Saying this, I quickly want to emphasize that the PCAOB has a robust enforcement program, although I realize it looks like a black box from outside. This is because Sarbanes-Oxley prohibits disclosure of PCAOB enforcement actions until the SEC acts on appeals. If justice delayed is justice denied, so too investors are not well-served if useful information – in this case enforcement information – is not made available in a timely manner. There have been cases where firms have issued numerous audit reports while enforcement actions were pending, meaning that investors and issuers had no way to know that the PCAOB considers the firm's work to be substandard.

Last and most certainly not least, I want to acknowledge the contribution of the academe to our work through membership on the Standing Advisory Group (which advises the PCAOB on auditing standards), participation in our joint annual research symposia, proving speaking opportunities such as this one today,  and the privilege of meeting with students and faculties on many of your campuses. You have sent us top-notch interns (22 to be exact for last summer alone). And, just last year we initiated an Academic Fellow Program in the person of Mike Stein who has set a high standard for those who follow him.

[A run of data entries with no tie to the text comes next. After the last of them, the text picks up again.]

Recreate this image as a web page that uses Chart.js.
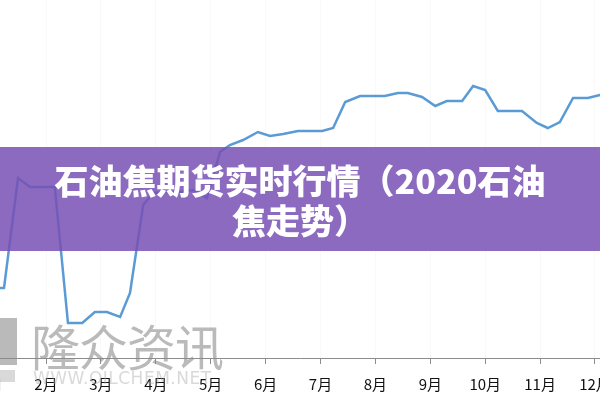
<!DOCTYPE html>
<html>
<head>
<meta charset="utf-8">
<script src="https://cdn.jsdelivr.net/npm/chart.js@4"></script>
<style>
  html,body{margin:0;padding:0;width:600px;height:400px;overflow:hidden;background:#fff;}
  #wrap{position:absolute;left:-60px;top:0;width:720px;height:404px;}
  #banner{position:absolute;left:0;top:147px;width:600px;height:104px;background:rgba(120,80,180,0.85);
    color:#fff;font:900 34px "Noto Sans CJK SC";text-align:center;}
  #banner div{position:absolute;left:0;width:600px;line-height:40px;}
  #wm{position:absolute;left:0;top:0;width:600px;height:400px;pointer-events:none;}
  .wmtext{position:absolute;left:31px;top:309px;font:49px "Noto Sans CJK SC";color:rgba(140,140,140,0.6);letter-spacing:-1px;}
  .wmurl{position:absolute;left:33px;top:368px;font:17px "DejaVu Sans";color:rgba(170,170,170,0.45);letter-spacing:0.5px;}
  .wmlogo1{position:absolute;left:0;top:318px;width:17px;height:47px;background:rgba(140,140,140,0.6);}
  .wmlogo2{position:absolute;left:0;top:370px;width:15px;height:12px;background:rgba(170,170,170,0.45);}
</style>
</head>
<body>
<div id="wrap"><canvas id="c" width="720" height="404"></canvas></div>
<div id="wm">
  <div class="wmlogo1"></div><div class="wmlogo2"></div>
  <div class="wmtext">隆众资讯</div>
  <div class="wmurl">WWW.OILCHEM.NET</div>
</div>
<div id="banner">
  <div style="top:13px">石油焦期货实时行情（2020石油</div>
  <div style="top:53px">焦走势）</div>
</div>
<script>
// Month positions (1 = January) of each weekly observation
const weeks = [1.00,1.235,1.49,1.71,2.16,2.40,2.66,2.89,3.11,3.35,3.53,3.77,3.95,4.20,4.44,4.68,4.93,5.17,5.35,5.59,5.86,6.08,6.32,6.59,7.03,7.23,7.45,7.72,8.17,8.41,8.59,8.85,9.09,9.30,9.58,9.78,10.00,10.23,10.67,10.94,11.14,11.36,11.60,11.87,12.09,12.31];
// Petroleum coke price (yuan/ton, estimated)
const prices = [1150,1150,1700,1655,1655,975,975,1030,1030,1005,1125,1565,1625,1630,1630,1640,1600,1830,1865,1890,1930,1910,1920,1935,1935,1950,2080,2110,2110,2125,2125,2105,2060,2085,2085,2160,2140,2035,2035,1975,1950,1980,2100,2100,2115,2125];
// Month tick values and labels
const monthTicks = [1,2,3,4,5,6,7,8,9,10,11,12];
const monthLabels = ['1月','2月','3月','4月','5月','6月','7月','8月','9月','10月','11月','12月'];

const points = weeks.map((w,i)=>({x:w,y:prices[i]}));

new Chart(document.getElementById('c'),{
  type:'line',
  data:{datasets:[{data:points,borderColor:'#5b9bd5',borderWidth:2.5,pointRadius:0,tension:0,fill:false}]},
  options:{
    responsive:false,animation:false,
    layout:{padding:{left:0,right:0,top:0,bottom:0}},
    plugins:{legend:{display:false},tooltip:{enabled:false}},
    scales:{
      x:{type:'linear',min:0.069,max:13.184,
        afterBuildTicks:s=>{s.ticks=monthTicks.map(v=>({value:v}));},
        grid:{display:true,drawOnChartArea:true,color:'rgba(0,0,0,0.025)',tickLength:6,tickColor:'#8c8c8c'},
        border:{display:true,color:'#8c8c8c',width:1},
        ticks:{padding:11,color:'#111',font:{family:'"Noto Sans CJK SC"',size:15},maxRotation:0,autoSkip:false,
          callback:(v)=>monthLabels[monthTicks.indexOf(v)]}
      },
      y:{display:false,min:800,max:2590}
    }
  }
});
</script>
</body>
</html>
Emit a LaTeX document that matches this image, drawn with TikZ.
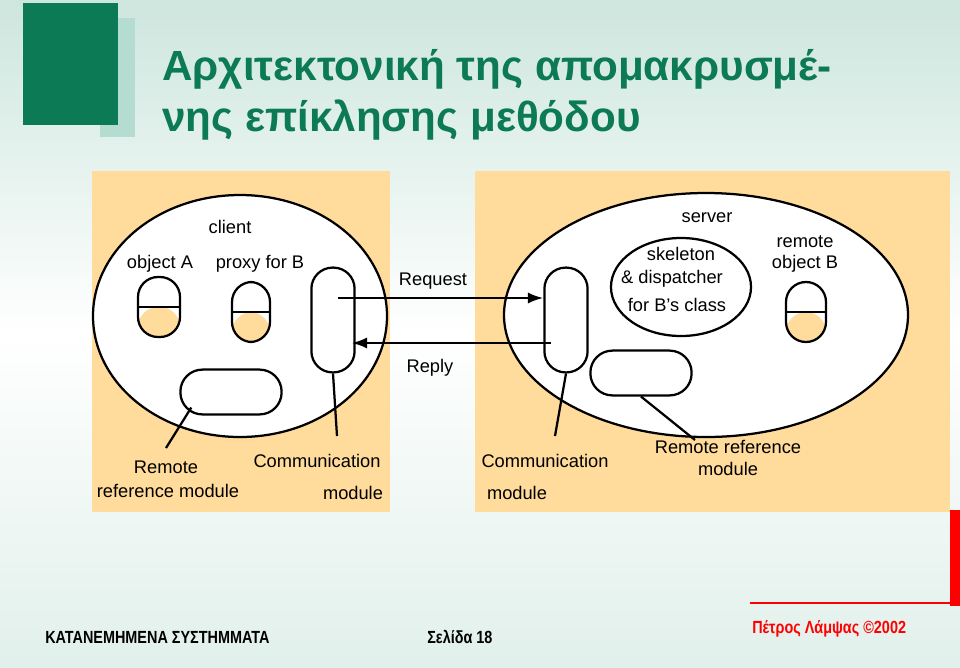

There is one area in which I see as yet unrealized potential for closer working relations between the PCAOB and the academe and that is in making far more data available to the public than in the past. It is my hope that you will identify information you would like access to and that the Board would give serious consideration to such requests, consistent, of course, with the limitations imposed by statute.

Thanks again for the opportunity to be with you today. I look forward to your questions and comments.